Puedo trabajar en cualquier lado. Escribí en habitaciones y en livings cuando era adolescente en la casa de mis padres, una casa pequeña en Los Ángeles. Trabajaba en mi máquina de escribir, con la radio a todo volumen y mi hermano y mis padres hablando todo el tiempo. Después, cuando quise escribir Fahrenheit 451, fui a la UCLA y encontré una habitación de tipeo en el sótano; se insertaban monedas de 10 centavos en la máquina de escribir y así se compraba media hora de tipeo por vez.
Escribo todo el tiempo. Me levanto sin saber qué voy a hacer. Usualmente tengo una percepción al amanecer, cuando despierto. Tengo lo que llamo “el teatro de la mañana” en la cabeza, todas estas voces que me hablan.
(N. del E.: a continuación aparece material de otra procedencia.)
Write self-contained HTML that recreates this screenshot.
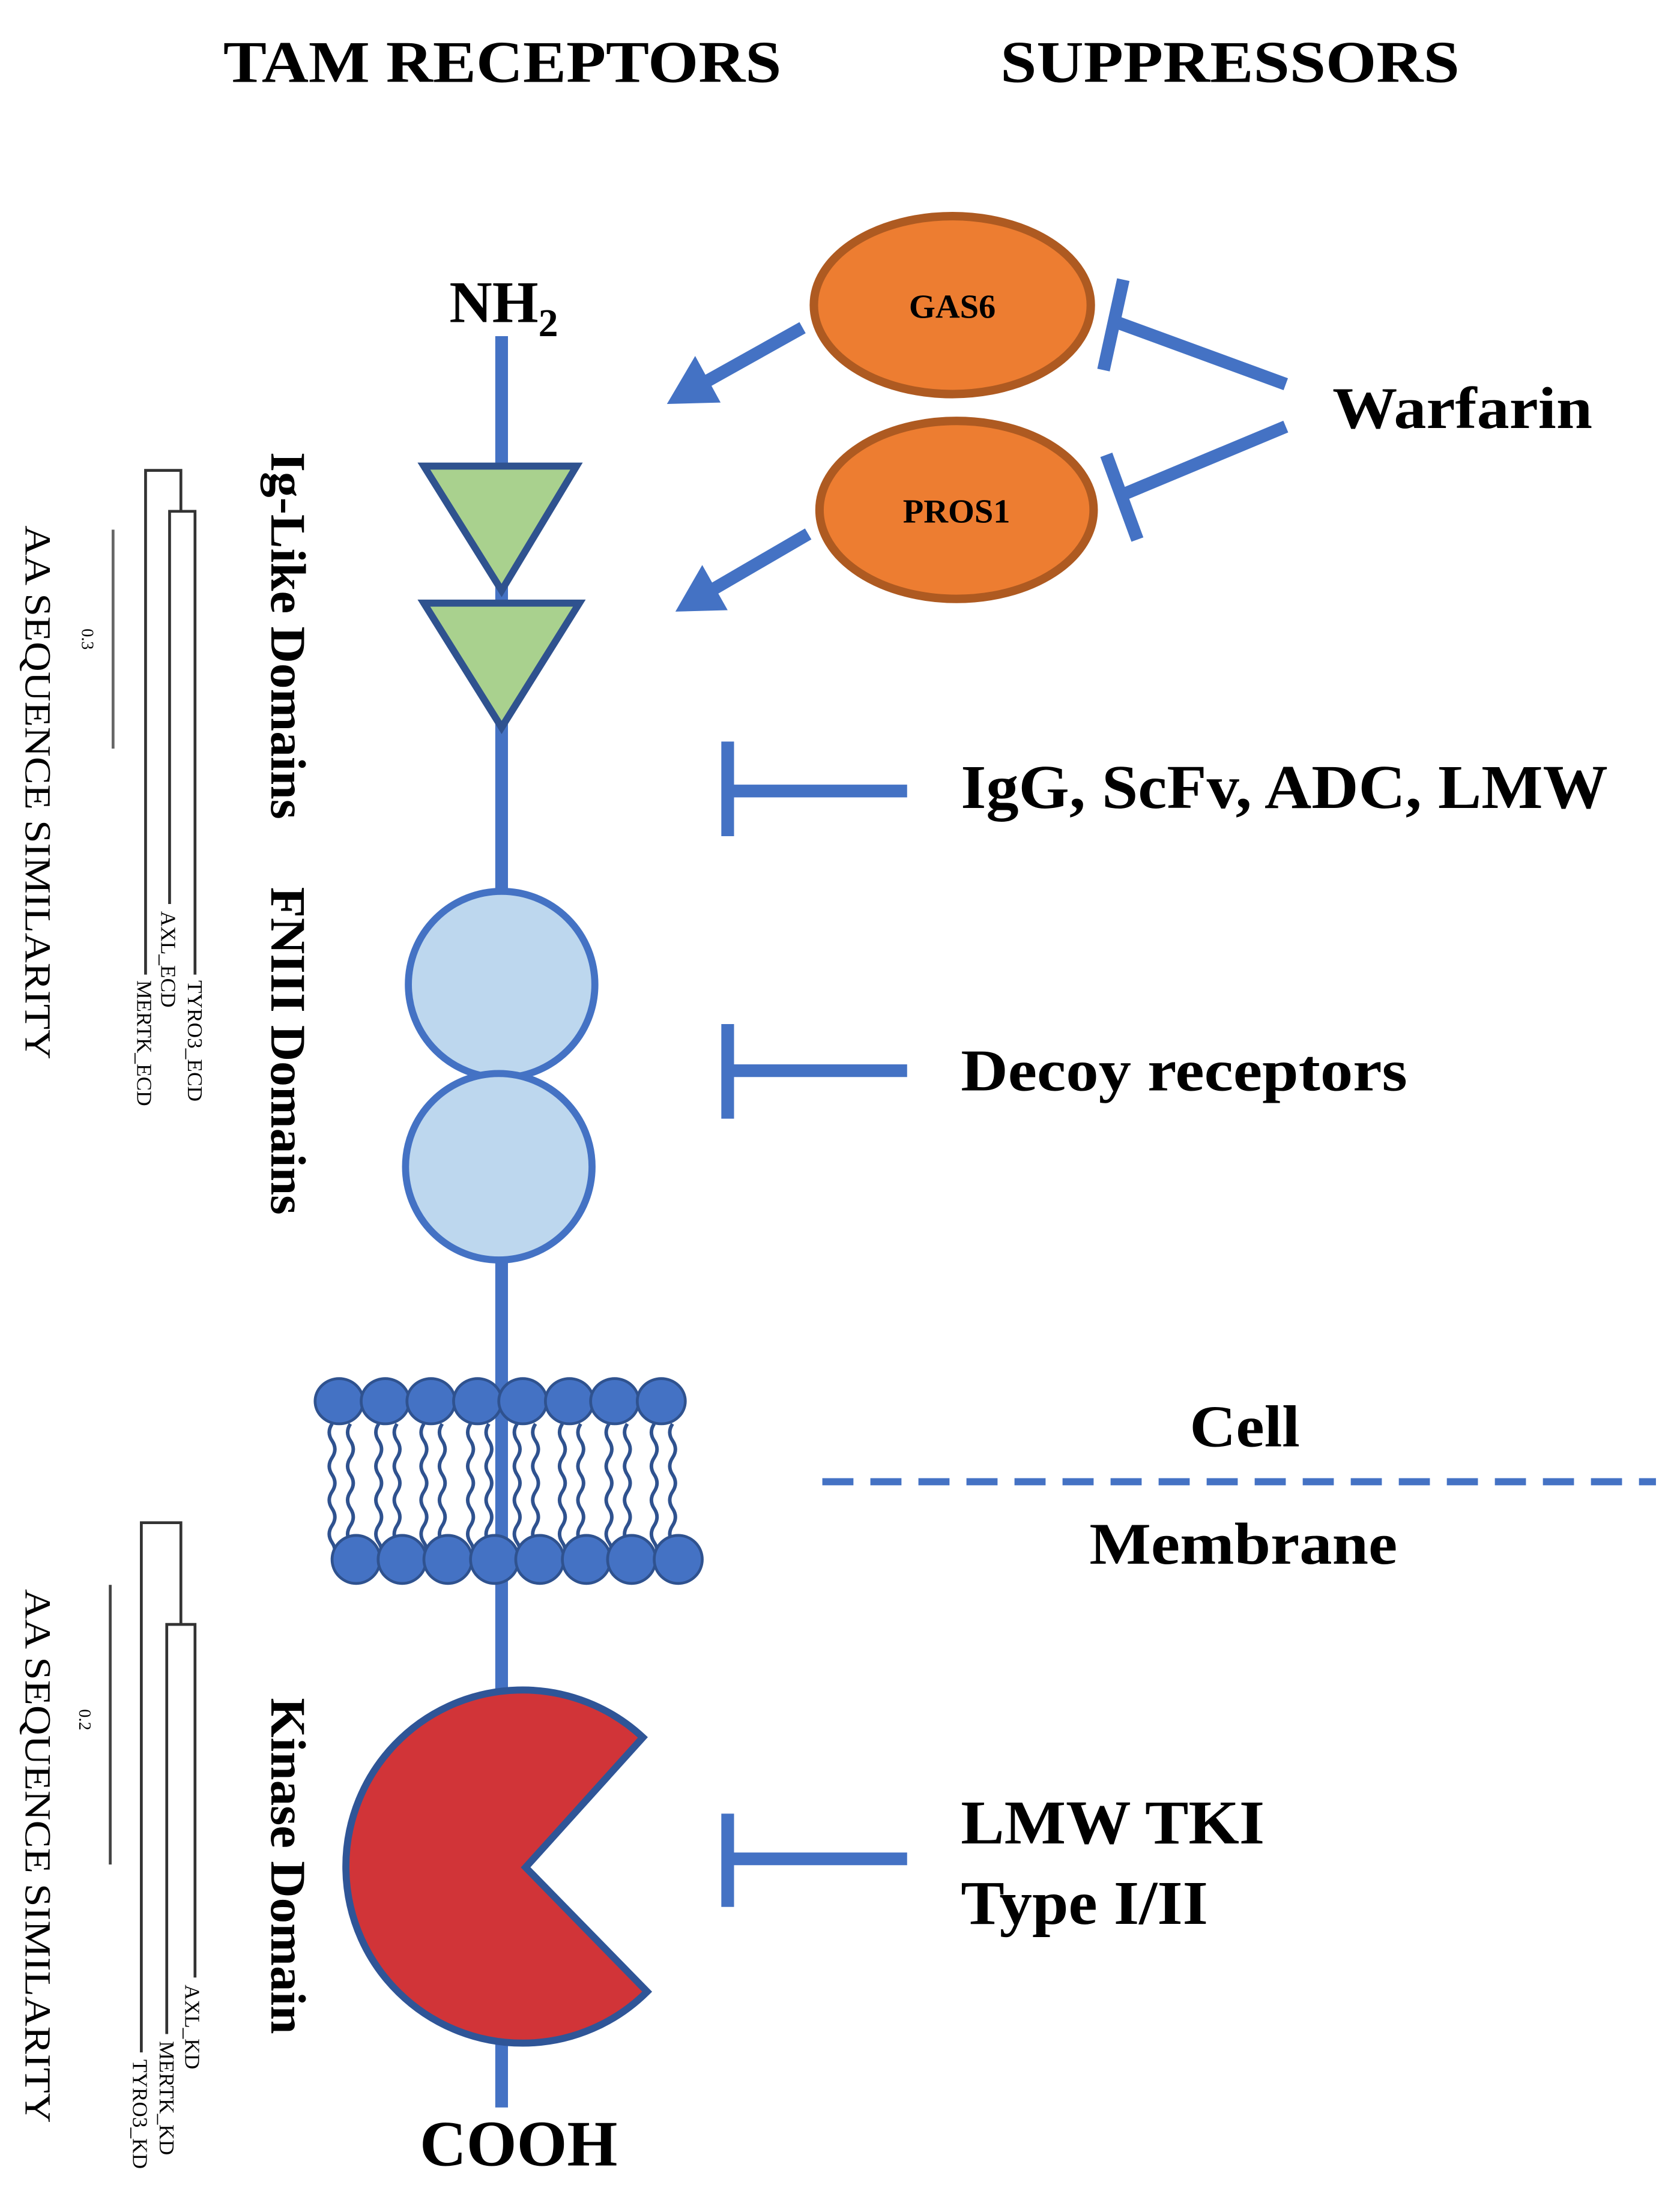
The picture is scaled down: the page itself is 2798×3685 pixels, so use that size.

Cuando vienen con una buena metáfora, salto de la cama y las atrapo antes de que desaparezcan.
Es obvio que disfruto de escribir. Es la exquisita dicha y la locura de mi vida y no entiendo a los escritores que lo sienten como un trabajo. A mí me gusta jugar. Me interesa divertirme con las ideas, echarlas al aire como papel picado y correr bajo ellas. Si tuviera que trabajar, habría abandonado la escritura. No me gusta trabajar.